In my pessimistic moments, I look at examples where the reactionary right has actually capitalized on bad economic times to win power and then undermined the electoral process to assure their continuation in power. You want a possible example of what I am talking about? Consider that Houston, Texas mayor Bill White is running for governor against Republican Rick Perry. Now consider this:

(HOUSTON) Texas law and Harris County elected officials are calling it a “public calamity” that has thrust elections into a sudden mode of uncertainty.

A morning 3-alarm fire destroyed an old, beat up warehouse off Canino and Downey in northeast Harris County. While it may have looked like any other non-descript warehouse in the neighborhood, some 10,000 pieces of election equipment and “nearly all of the county’s voting machines, which were to be used for the upcoming elections” were burned up in the fire…

Harris County’s top election officer, County Clerk Beverly Kaufman, did her best to sound optimistic at an afternoon briefing, even though she was left completely without answers and even a general plan at the time.

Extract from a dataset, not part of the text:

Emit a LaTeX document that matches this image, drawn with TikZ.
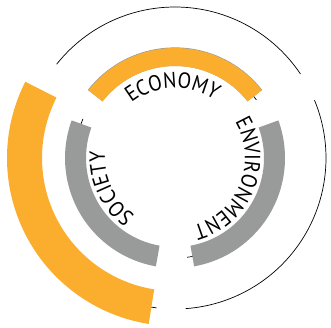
\documentclass[tikz,border=0pt]{standalone}
\usepackage{fontspec}
\setmainfont{PT Sans}
\newfontfamily\ringfamily[FakeStretch=0.9]{PT Sans}
\usetikzlibrary{decorations.text}

\definecolor{ringorange}{RGB}{251,174,46}
\definecolor{ringgray}{RGB}{153,155,155}
\newcommand{\ringfont}{\ringfamily\fontsize{22}{22}\selectfont}
% filled ring segment: start angle, end angle, inner radius, outer radius
\newcommand{\ringband}[5]{%
  \fill[#5] (#1:#3) arc[start angle=#1, end angle=#2, radius=#3]
    -- (#2:#4) arc[start angle=#2, end angle=#1, radius=#4] -- cycle;}

\begin{document}
\begin{tikzpicture}[x=1pt, y=1pt]
  \tikzstyle{thinring} = [draw=black, line width=0.7pt]
  \tikzstyle{ringtext} = [decorate, decoration={text along path, text align=center,
    text={|\ringfont|#1}}]
  \useasboundingbox (-175,-169) rectangle (156,158);

  % outer thin circle
  \draw[thinring] (33.8:151) arc[start angle=33.8, end angle=141.6, radius=151];
  \draw[thinring] (-86:151) arc[start angle=-86, end angle=22.5, radius=151];
  \draw[thinring] (259:151) arc[start angle=259, end angle=263, radius=151];

  % small leftovers of the inner guide circle
  \draw[thinring] (35.5:100) arc[start angle=35.5, end angle=40, radius=100];
  \draw[thinring] (157:100) arc[start angle=157, end angle=162, radius=100];
  \draw[thinring] (277:100) arc[start angle=277, end angle=282, radius=100];

  % outer orange band
  \ringband{153}{261}{133}{168}{ringorange}

  % inner ring: economy, society, environment
  \ringband{38}{142}{92}{110.6}{ringgray}
  \ringband{38}{142}{92}{110}{ringorange}
  \ringband{160}{260}{89}{110}{ringgray}
  \ringband{280}{380}{89}{110}{ringgray}

  % labels
  \path[ringtext=ECONOMY] (137:70) arc[start angle=137, end angle=47, radius=70];
  \path[ringtext=SOCIETY] (255:70) arc[start angle=255, end angle=155, radius=70];
  \path[ringtext=ENVIRONMENT] (30:70) arc[start angle=30, end angle=-74, radius=70];
\end{tikzpicture}
\end{document}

“There’s no doubt in my mind that we’re going to have a timely election here and that we’re going to take care of the voters,” said Kaufman, who admitted that there will likely be a shortage of voting machines throughout the Houston area for the November 2nd election.

Lucky bit of good fortune for the incumbent governor or deliberate attempt to suppress the Houston vote? Arson investigators are still looking into it. Are those investigators independent, or are they foxes watching the henhouse?

Reactionaries don’t have to call off elections. They can capture the vote-counting process instead. They can resort to intimidation. They can ban certain political parties, or all but their own. In the American system, we have some pretty strong safeguards against some of the more extreme threats from the right, but we’re still susceptible to capture and suppression.

For all their talk about constitutional principles, the far right is actually pretty dissatisfied with the Constitution, which is why they keep offering to tear up amendments and offer new ones. The far right that is emerging now is pretty much like the far right we would have seen if MacArthur or Robert Taft had become president instead of Eisenhower. They never agreed to the postwar consensus or with how we overcame the Great Depression or in the liberal bent of the Warren Court that led the way for civil rights for blacks, gays, and religious minorities (and, now, the LGBT community). They want to roll it back. And they’re very, very ascendant at the moment.

So, as I vacillate between optimism and pessimism, I will continue to remind you of the stakes. Our history is a guide that can often provide comfort. But we have been lucky. If we’re not careful, our luck will run out.